TASK ::
Keep pictures out. Copy exactly the lines from the one containing "Write the D3.js code for this chart." to the one containing "const y = d3.scaleLinear().domain([0, 50]).range([pb, pt]);", endpoints included.

RECORDS FOR PROCESSING ::

►

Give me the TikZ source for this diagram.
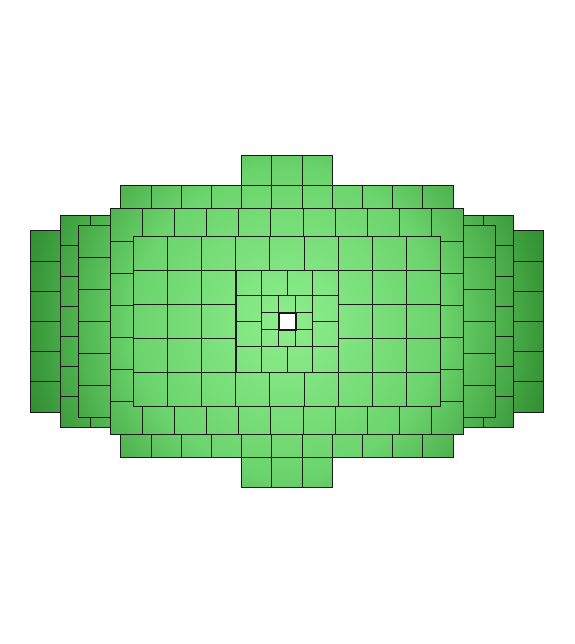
\documentclass[tikz,border=0pt]{standalone}
\usetikzlibrary{calc}
\definecolor{gcA}{RGB}{140,238,140}
\definecolor{gcB}{RGB}{108,212,108}
\definecolor{gcC}{RGB}{44,138,44}
\definecolor{edge}{RGB}{26,26,26}
\pgfdeclareradialshading{greenrad}{\pgfpoint{0bp}{0bp}}{%
  color(0bp)=(gcA); color(13.75bp)=(gcB); color(25bp)=(gcC); color(50bp)=(gcC)}
\tikzset{
  tileline/.style={draw=edge, line width=1pt},
  hole/.style={draw=edge, fill=white, line width=2pt},
}
% #1 cell width, #2 cell height, #3 columns, #4 rows
\newcommand\tilelayer[4]{%
  \pgfmathsetmacro\hw{#1*#3/2}%
  \pgfmathsetmacro\hh{#2*#4/2}%
  \pgfmathsetmacro\xo{287-\hw}%
  \pgfmathsetmacro\yo{322.5-\hh}%
  \begin{scope}
    \clip (\xo,\yo) rectangle ++(2*\hw,2*\hh);
    \shade[shading=greenrad] (287-280,322.5-280) rectangle (287+280,322.5+280);
  \end{scope}
  \foreach \i in {1,...,#3}{%
    \foreach \j in {1,...,#4}{%
      \draw[tileline] (\xo+\i*#1-#1,\yo+\j*#2-#2) rectangle ++(#1,#2);
    }%
  }%
}
\begin{document}
\begin{tikzpicture}[x=1pt,y=1pt]
\useasboundingbox (0,0) rectangle (574,644);
% back layers (30.2 cells)
\tilelayer{30.2}{30.2}{17}{6}
\tilelayer{30.2}{30.2}{15}{7}
\tilelayer{30.2}{30.2}{11}{9}
\tilelayer{30.2}{30.2}{3}{11}
% 32 cells
\tilelayer{32.15}{32.15}{13}{6}
\tilelayer{32.15}{32.15}{11}{7}
% 34 cells
\tilelayer{34.2}{34.1}{9}{5}
% inner
\tilelayer{25.5}{25.5}{4}{4}
\tilelayer{17}{17}{3}{3}
\draw[hole] (287-8.5,322.5-8.5) rectangle ++(17,17);
\end{tikzpicture}
\end{document}
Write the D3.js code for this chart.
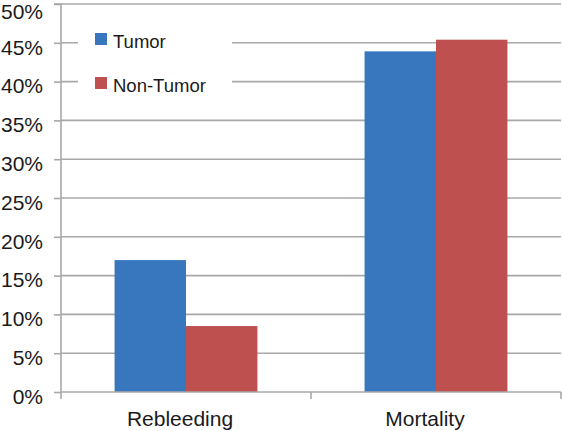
<!DOCTYPE html>
<html><head><meta charset="utf-8">
<script src="https://cdn.jsdelivr.net/npm/d3@7"></script>
<style>html,body{margin:0;padding:0;background:#fff;}</style>
</head><body>
<svg id="c" width="562" height="431"></svg>
<script>
const categories = ["Rebleeding", "Mortality"];
const seriesNames = ["Tumor", "Non-Tumor"];
const tumorValues = [17.0, 43.9];
const nonTumorValues = [8.5, 45.4];
const yTicks = [0, 5, 10, 15, 20, 25, 30, 35, 40, 45, 50];
const colors = ["#3877be", "#be514f"];

(function () {
const svg = d3.select("#c");
const pl = 61, pr = 561, pt = 4, pb = 392;
const font = "Liberation Sans, Arial, Helvetica, sans-serif";
const grid = "#a8a8a8";

const x = d3.scaleBand().domain(categories).range([pl, pr]);
const xs = d3.scaleBand().domain(seriesNames).range([0, x.bandwidth()]).paddingInner(0).paddingOuter(0.75);
const y = d3.scaleLinear().domain([0, 50]).range([pb, pt]);

// gridlines
svg.append("g").selectAll("line").data(yTicks.filter(d => d > 0)).join("line")
  .attr("x1", pl).attr("x2", pr)
  .attr("y1", d => y(d)).attr("y2", d => y(d))
  .attr("stroke", grid).attr("stroke-width", 1.6);

// y axis
const yAxis = d3.axisLeft(y).tickValues(yTicks).tickFormat(d => d + "%").tickSize(7).tickPadding(11);
const gy = svg.append("g").attr("transform", `translate(${pl},0)`).call(yAxis);
gy.select(".domain").attr("stroke", grid).attr("stroke-width", 1.6).attr("d", `M-7,${pt}H0V${pb}`);
gy.selectAll(".tick line").attr("stroke", grid).attr("stroke-width", 1.6);
gy.selectAll(".tick text").attr("font-family", font).attr("font-size", 21).attr("fill", "#1a1a1a")
  .attr("y", d => d === 50 ? 7 : 4).attr("dy", "0.35em");

// bars
const data = categories.map((c, i) => ({cat: c, vals: [tumorValues[i], nonTumorValues[i]]}));
const groups = svg.append("g").selectAll("g").data(data).join("g")
  .attr("transform", d => `translate(${x(d.cat)},0)`);
groups.selectAll("rect").data(d => d.vals.map((v, j) => ({s: seriesNames[j], v, j}))).join("rect")
  .attr("x", d => xs(d.s)).attr("width", xs.bandwidth())
  .attr("y", d => y(d.v)).attr("height", d => pb - y(d.v))
  .attr("fill", d => colors[d.j]);

// x axis
const xAxis = d3.axisBottom(x).tickSize(0).tickPadding(0);
const gx = svg.append("g").attr("transform", `translate(0,${pb})`).call(xAxis);
gx.select(".domain").attr("stroke", grid).attr("stroke-width", 1.6).attr("d", `M${pl},0H${pr}`);
const labelShift = [-6, -11];
gx.selectAll(".tick text").attr("font-family", font).attr("font-size", 21).attr("fill", "#1a1a1a")
  .attr("y", 34).attr("dy", 0).attr("dx", (d, i) => labelShift[i]);
// boundary ticks
const bounds = [pl, ...categories.map(c => x(c) + x.bandwidth())];
svg.append("g").selectAll("line").data(bounds).join("line")
  .attr("x1", d => d).attr("x2", d => d).attr("y1", pb).attr("y2", pb + 7)
  .attr("stroke", grid).attr("stroke-width", 1.6);

// legend
svg.append("rect").attr("x", 78).attr("y", 20).attr("width", 154).attr("height", 82).attr("fill", "#fff");
const lg = svg.append("g").selectAll("g").data(seriesNames).join("g")
  .attr("transform", (d, i) => `translate(95,${33 + i * 44})`);
lg.append("rect").attr("width", 12).attr("height", 12).attr("fill", (d, i) => colors[i]);
lg.append("text").attr("x", 18).attr("y", 14.5).text(d => d)
  .attr("font-family", font).attr("font-size", 18.5).attr("fill", "#1a1a1a");
})();
</script>
</body></html>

◄

TASK OUTPUT ::
Write the D3.js code for this chart.
<!DOCTYPE html>
<html><head><meta charset="utf-8">
<script src="https://cdn.jsdelivr.net/npm/d3@7"></script>
<style>html,body{margin:0;padding:0;background:#fff;}</style>
</head><body>
<svg id="c" width="562" height="431"></svg>
<script>
const categories = ["Rebleeding", "Mortality"];
const seriesNames = ["Tumor", "Non-Tumor"];
const tumorValues = [17.0, 43.9];
const nonTumorValues = [8.5, 45.4];
const yTicks = [0, 5, 10, 15, 20, 25, 30, 35, 40, 45, 50];
const colors = ["#3877be", "#be514f"];

(function () {
const svg = d3.select("#c");
const pl = 61, pr = 561, pt = 4, pb = 392;
const font = "Liberation Sans, Arial, Helvetica, sans-serif";
const grid = "#a8a8a8";

const x = d3.scaleBand().domain(categories).range([pl, pr]);
const xs = d3.scaleBand().domain(seriesNames).range([0, x.bandwidth()]).paddingInner(0).paddingOuter(0.75);
const y = d3.scaleLinear().domain([0, 50]).range([pb, pt]);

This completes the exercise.